:: Given exercise ::
Only the number is wanted: how many lines hold the word "this"?

Rows from a dataset of charts and code
+---+

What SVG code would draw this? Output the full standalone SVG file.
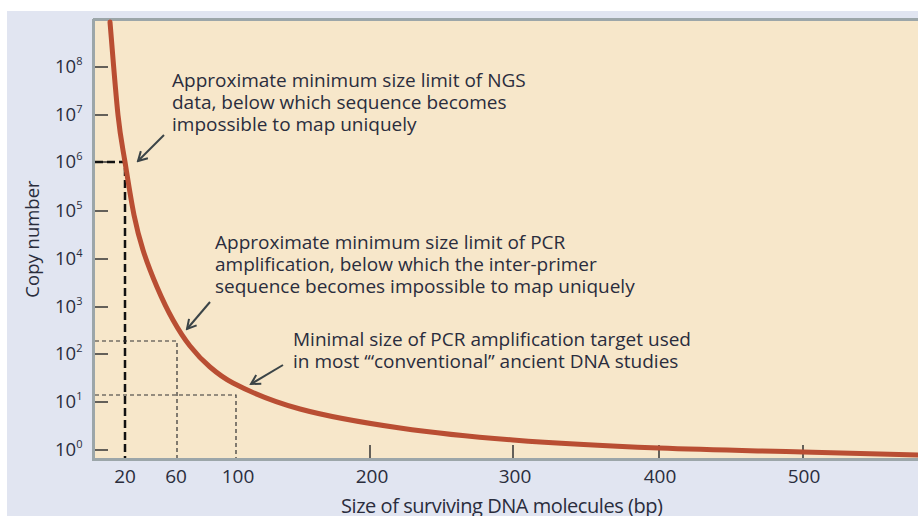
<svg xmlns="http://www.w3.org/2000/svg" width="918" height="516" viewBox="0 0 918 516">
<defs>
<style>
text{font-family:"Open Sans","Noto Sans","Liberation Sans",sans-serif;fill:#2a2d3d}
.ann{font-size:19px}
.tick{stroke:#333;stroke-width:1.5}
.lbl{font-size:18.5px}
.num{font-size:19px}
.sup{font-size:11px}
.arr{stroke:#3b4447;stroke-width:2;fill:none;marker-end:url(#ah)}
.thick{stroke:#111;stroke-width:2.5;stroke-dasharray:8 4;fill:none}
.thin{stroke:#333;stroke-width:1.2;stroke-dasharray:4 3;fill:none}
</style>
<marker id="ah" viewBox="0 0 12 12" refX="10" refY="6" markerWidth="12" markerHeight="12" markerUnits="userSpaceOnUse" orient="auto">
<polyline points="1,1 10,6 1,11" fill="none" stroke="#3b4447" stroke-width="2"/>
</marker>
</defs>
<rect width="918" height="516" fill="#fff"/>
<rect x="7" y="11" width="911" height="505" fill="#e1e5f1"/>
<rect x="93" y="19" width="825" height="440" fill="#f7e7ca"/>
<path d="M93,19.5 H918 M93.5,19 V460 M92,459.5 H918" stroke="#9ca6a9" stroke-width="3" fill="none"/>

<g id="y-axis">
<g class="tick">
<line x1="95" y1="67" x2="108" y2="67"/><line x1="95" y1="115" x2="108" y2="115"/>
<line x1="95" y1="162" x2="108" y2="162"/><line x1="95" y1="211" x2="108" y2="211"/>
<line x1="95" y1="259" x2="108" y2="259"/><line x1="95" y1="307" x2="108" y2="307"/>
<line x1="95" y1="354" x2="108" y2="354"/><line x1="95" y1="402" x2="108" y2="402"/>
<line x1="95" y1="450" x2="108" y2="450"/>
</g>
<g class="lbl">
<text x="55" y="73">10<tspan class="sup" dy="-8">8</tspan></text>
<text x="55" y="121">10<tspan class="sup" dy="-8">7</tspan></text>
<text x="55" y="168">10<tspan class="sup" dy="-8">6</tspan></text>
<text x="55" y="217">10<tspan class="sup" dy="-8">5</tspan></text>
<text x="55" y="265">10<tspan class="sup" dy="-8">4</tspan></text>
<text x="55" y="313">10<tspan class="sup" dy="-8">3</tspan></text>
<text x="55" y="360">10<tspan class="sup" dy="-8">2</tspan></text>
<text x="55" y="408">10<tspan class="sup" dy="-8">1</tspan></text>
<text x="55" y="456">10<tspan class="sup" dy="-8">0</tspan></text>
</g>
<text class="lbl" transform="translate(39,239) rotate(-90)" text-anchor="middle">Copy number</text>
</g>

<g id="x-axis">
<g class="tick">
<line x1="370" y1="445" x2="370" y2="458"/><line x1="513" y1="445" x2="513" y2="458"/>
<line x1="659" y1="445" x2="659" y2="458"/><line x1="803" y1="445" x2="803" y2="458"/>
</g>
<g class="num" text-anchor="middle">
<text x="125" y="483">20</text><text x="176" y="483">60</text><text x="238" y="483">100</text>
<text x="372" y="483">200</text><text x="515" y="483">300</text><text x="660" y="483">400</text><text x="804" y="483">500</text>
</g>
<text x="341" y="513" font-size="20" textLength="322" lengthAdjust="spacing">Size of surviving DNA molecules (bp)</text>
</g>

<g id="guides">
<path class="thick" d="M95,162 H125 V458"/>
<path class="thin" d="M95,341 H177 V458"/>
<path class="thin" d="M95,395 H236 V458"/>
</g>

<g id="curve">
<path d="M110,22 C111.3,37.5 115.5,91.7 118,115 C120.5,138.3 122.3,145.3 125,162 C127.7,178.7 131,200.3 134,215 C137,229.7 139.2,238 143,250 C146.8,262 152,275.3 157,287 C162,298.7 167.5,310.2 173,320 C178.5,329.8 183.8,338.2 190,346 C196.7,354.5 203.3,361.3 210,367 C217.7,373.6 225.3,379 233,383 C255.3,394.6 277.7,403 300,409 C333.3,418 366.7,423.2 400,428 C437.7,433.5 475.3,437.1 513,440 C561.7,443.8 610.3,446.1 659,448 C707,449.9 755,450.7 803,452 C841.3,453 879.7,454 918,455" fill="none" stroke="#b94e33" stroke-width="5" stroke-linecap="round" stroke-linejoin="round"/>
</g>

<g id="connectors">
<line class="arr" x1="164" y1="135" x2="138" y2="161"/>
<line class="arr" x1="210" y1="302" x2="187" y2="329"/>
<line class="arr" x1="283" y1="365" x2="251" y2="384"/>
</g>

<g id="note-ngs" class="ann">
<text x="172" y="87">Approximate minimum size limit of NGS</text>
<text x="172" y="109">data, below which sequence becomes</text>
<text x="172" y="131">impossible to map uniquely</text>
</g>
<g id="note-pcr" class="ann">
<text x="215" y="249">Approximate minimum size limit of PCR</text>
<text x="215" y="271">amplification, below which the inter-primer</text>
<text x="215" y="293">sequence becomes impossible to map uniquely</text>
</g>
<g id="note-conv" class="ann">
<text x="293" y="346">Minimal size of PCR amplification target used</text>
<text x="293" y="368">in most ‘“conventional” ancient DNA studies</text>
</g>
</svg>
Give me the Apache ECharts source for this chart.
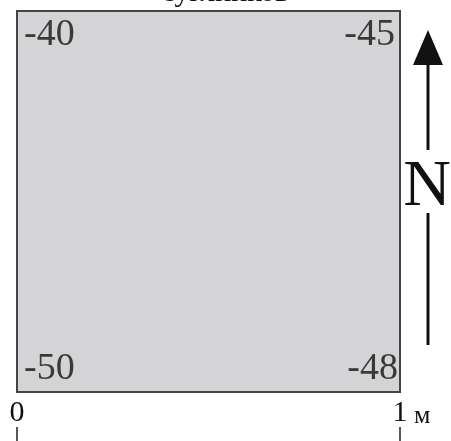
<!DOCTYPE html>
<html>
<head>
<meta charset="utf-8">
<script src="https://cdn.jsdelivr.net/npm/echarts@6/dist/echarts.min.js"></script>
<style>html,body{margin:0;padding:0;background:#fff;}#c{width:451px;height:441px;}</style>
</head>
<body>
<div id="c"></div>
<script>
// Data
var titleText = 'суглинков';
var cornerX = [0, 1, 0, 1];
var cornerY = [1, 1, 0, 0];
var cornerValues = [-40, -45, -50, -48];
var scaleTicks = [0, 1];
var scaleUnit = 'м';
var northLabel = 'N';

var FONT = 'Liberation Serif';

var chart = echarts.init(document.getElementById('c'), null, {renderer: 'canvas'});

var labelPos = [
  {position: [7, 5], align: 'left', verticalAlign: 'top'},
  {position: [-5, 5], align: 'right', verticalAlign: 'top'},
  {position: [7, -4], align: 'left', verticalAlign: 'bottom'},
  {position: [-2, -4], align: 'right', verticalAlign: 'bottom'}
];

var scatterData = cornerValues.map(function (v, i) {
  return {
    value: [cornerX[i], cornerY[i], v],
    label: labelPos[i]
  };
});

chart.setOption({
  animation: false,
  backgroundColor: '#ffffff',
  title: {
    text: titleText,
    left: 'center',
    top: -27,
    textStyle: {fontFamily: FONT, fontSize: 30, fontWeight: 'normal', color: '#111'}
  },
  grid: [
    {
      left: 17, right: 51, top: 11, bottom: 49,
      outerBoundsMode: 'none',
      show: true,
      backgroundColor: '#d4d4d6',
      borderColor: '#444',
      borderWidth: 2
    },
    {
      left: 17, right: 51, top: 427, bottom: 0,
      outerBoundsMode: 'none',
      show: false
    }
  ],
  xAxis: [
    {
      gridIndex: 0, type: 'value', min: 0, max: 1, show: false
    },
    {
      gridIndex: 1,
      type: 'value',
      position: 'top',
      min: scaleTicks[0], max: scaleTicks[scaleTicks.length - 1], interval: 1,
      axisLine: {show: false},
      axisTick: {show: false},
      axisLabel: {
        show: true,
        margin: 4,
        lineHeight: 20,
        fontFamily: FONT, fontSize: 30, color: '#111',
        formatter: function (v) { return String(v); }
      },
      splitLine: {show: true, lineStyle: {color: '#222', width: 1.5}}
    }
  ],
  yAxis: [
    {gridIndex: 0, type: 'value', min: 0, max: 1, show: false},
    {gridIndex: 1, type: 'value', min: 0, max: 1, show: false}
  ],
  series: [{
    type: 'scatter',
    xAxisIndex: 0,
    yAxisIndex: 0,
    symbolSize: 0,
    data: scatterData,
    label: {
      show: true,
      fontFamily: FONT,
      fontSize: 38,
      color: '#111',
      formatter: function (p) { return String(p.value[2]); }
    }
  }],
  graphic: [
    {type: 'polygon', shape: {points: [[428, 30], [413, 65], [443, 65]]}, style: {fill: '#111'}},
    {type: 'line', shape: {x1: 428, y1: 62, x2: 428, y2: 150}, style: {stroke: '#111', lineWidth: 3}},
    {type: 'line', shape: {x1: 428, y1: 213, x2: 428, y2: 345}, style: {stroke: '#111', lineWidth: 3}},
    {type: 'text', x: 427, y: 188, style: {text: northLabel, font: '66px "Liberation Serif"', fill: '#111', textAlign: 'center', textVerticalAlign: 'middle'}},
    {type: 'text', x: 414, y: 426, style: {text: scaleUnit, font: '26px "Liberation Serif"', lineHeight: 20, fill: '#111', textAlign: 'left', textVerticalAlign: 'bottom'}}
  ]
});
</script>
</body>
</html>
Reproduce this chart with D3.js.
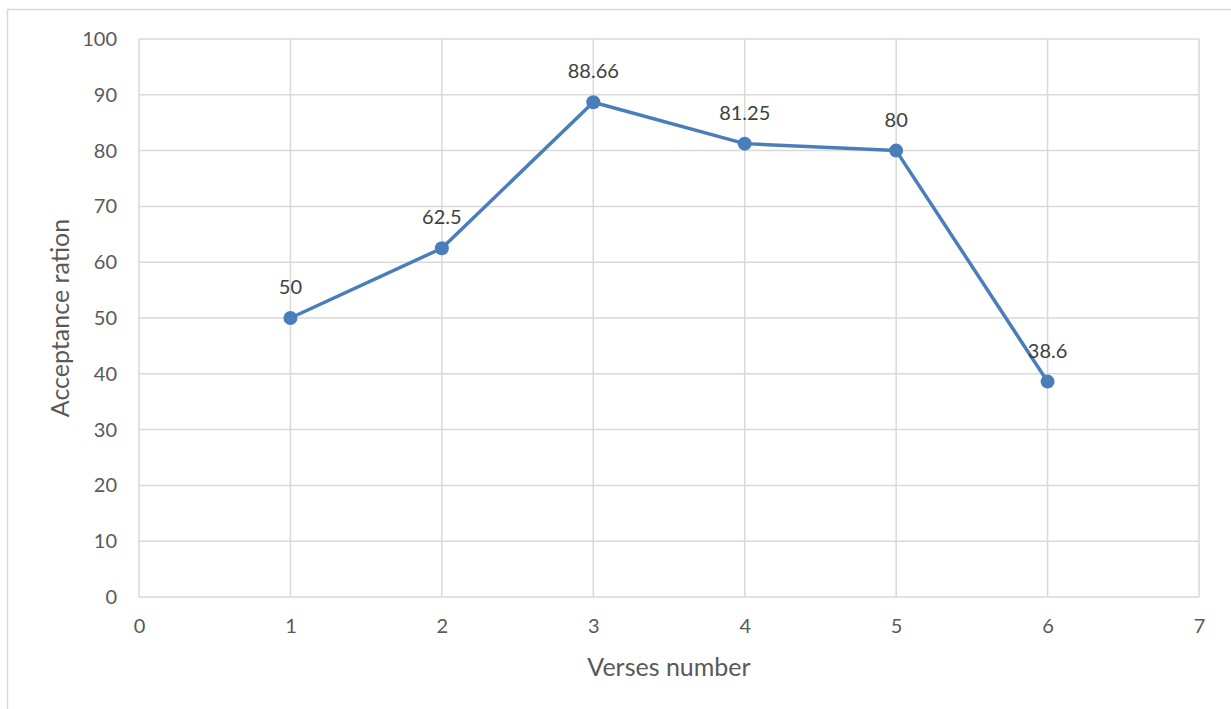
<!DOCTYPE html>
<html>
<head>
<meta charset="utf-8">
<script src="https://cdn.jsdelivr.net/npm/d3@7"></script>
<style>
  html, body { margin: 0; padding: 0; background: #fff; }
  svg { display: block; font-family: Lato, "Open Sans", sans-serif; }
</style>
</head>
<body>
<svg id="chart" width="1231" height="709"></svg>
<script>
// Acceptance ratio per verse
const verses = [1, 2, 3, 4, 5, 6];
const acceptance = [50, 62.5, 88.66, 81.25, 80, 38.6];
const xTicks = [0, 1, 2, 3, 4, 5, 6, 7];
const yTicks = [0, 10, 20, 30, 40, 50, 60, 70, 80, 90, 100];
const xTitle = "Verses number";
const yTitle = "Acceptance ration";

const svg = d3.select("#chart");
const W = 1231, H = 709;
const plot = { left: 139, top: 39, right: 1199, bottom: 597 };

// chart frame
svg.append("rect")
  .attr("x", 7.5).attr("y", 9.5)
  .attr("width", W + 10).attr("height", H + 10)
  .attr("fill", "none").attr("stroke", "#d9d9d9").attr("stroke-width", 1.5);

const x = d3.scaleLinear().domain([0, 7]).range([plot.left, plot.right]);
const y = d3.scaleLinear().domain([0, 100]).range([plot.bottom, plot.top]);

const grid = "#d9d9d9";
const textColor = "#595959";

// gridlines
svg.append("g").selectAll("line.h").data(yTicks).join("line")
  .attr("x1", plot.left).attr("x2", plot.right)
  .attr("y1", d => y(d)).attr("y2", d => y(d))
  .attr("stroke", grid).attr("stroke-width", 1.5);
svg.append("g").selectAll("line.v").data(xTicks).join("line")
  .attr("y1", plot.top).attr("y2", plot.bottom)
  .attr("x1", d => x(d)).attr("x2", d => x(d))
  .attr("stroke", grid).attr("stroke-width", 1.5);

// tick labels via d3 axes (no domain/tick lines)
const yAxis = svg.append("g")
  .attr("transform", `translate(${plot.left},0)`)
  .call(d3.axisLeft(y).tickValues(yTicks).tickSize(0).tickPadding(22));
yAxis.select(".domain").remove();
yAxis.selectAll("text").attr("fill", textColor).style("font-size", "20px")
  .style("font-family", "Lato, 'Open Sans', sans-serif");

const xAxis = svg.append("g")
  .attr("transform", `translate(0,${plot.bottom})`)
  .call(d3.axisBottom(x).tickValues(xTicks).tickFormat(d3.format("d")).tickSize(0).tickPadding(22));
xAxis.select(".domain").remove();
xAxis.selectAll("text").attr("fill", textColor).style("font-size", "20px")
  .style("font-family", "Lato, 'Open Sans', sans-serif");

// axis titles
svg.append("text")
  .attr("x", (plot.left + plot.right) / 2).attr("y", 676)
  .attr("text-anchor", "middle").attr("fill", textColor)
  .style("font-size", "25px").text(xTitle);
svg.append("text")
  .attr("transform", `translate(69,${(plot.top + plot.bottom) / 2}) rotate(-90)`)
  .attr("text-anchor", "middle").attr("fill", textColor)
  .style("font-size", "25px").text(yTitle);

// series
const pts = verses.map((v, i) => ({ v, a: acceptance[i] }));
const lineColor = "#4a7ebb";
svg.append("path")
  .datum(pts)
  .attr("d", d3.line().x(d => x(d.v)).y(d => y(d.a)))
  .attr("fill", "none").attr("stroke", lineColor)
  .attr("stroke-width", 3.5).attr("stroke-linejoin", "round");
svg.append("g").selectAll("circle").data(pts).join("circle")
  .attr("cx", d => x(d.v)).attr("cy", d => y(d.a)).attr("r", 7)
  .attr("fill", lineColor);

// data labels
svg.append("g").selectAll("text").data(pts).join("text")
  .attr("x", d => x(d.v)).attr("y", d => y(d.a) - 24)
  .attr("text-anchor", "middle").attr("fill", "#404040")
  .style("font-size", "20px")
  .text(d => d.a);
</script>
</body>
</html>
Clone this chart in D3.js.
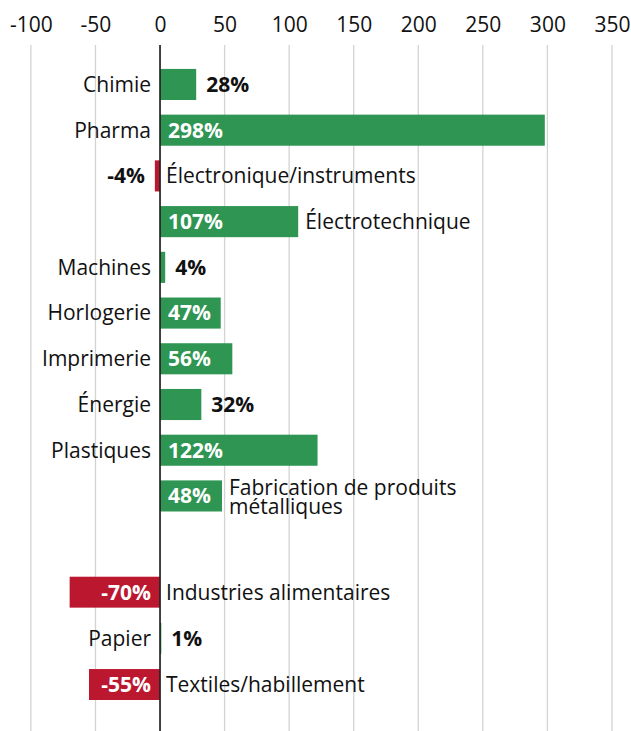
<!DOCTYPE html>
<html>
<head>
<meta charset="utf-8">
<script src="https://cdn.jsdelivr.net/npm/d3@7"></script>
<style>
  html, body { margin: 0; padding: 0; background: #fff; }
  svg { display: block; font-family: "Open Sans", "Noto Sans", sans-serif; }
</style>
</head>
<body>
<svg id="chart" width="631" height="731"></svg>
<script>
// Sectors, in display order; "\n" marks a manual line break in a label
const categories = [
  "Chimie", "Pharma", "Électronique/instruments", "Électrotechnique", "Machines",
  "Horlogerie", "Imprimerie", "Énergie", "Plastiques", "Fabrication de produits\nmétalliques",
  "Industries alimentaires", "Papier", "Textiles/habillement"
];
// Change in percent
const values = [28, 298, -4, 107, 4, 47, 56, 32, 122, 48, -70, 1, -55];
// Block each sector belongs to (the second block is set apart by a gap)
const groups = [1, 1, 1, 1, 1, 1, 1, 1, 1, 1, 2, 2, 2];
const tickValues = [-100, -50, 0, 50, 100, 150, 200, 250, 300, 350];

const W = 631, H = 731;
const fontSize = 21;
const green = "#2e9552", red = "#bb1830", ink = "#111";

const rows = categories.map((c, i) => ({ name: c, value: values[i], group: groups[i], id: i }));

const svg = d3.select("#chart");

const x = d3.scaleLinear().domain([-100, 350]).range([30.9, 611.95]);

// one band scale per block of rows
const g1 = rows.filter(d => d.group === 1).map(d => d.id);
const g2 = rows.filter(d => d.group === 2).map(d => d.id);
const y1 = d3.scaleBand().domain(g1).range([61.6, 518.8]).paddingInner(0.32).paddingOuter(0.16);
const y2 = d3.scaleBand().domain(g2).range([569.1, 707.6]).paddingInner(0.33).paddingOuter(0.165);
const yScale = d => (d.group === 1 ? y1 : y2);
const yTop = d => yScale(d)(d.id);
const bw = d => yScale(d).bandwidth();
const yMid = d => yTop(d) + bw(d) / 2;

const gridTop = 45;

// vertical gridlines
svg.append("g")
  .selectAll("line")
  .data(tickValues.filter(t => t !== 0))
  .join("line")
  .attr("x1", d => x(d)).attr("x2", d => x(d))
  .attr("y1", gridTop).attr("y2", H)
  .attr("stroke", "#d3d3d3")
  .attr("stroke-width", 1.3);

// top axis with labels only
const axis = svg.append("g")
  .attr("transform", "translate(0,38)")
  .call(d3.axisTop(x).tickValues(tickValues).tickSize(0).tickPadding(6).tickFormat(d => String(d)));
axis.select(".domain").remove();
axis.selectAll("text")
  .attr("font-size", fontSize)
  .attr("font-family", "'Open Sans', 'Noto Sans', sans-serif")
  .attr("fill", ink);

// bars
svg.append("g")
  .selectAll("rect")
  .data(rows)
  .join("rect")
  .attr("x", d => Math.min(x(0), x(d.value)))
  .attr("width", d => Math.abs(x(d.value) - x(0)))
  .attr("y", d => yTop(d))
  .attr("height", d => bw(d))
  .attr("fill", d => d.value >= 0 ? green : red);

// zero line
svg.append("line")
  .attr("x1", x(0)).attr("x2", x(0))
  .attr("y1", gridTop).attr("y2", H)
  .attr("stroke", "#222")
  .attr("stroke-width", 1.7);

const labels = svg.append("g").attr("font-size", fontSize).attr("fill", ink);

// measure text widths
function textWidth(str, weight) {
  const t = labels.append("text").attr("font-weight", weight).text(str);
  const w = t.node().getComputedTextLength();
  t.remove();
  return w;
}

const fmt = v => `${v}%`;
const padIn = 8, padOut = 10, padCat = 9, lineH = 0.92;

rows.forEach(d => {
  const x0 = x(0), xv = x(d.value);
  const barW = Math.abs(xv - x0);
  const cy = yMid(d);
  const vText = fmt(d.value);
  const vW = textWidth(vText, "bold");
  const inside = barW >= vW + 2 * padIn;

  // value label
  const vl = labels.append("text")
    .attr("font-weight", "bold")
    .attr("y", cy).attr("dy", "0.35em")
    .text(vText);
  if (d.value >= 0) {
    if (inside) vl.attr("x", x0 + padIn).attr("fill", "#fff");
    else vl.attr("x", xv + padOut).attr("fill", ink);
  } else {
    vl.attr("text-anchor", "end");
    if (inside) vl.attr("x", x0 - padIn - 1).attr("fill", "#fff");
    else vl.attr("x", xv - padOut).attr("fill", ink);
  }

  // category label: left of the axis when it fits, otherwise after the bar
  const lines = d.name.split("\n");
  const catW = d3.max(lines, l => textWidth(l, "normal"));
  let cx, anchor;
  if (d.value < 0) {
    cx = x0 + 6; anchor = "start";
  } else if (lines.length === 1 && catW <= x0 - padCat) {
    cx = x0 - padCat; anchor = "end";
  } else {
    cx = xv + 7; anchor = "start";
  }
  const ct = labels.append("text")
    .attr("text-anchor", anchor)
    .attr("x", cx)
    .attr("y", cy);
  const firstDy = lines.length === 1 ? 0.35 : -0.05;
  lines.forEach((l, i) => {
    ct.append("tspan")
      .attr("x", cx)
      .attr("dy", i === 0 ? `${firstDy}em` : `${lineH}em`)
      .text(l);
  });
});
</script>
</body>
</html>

+---+

:: Written solution ::
4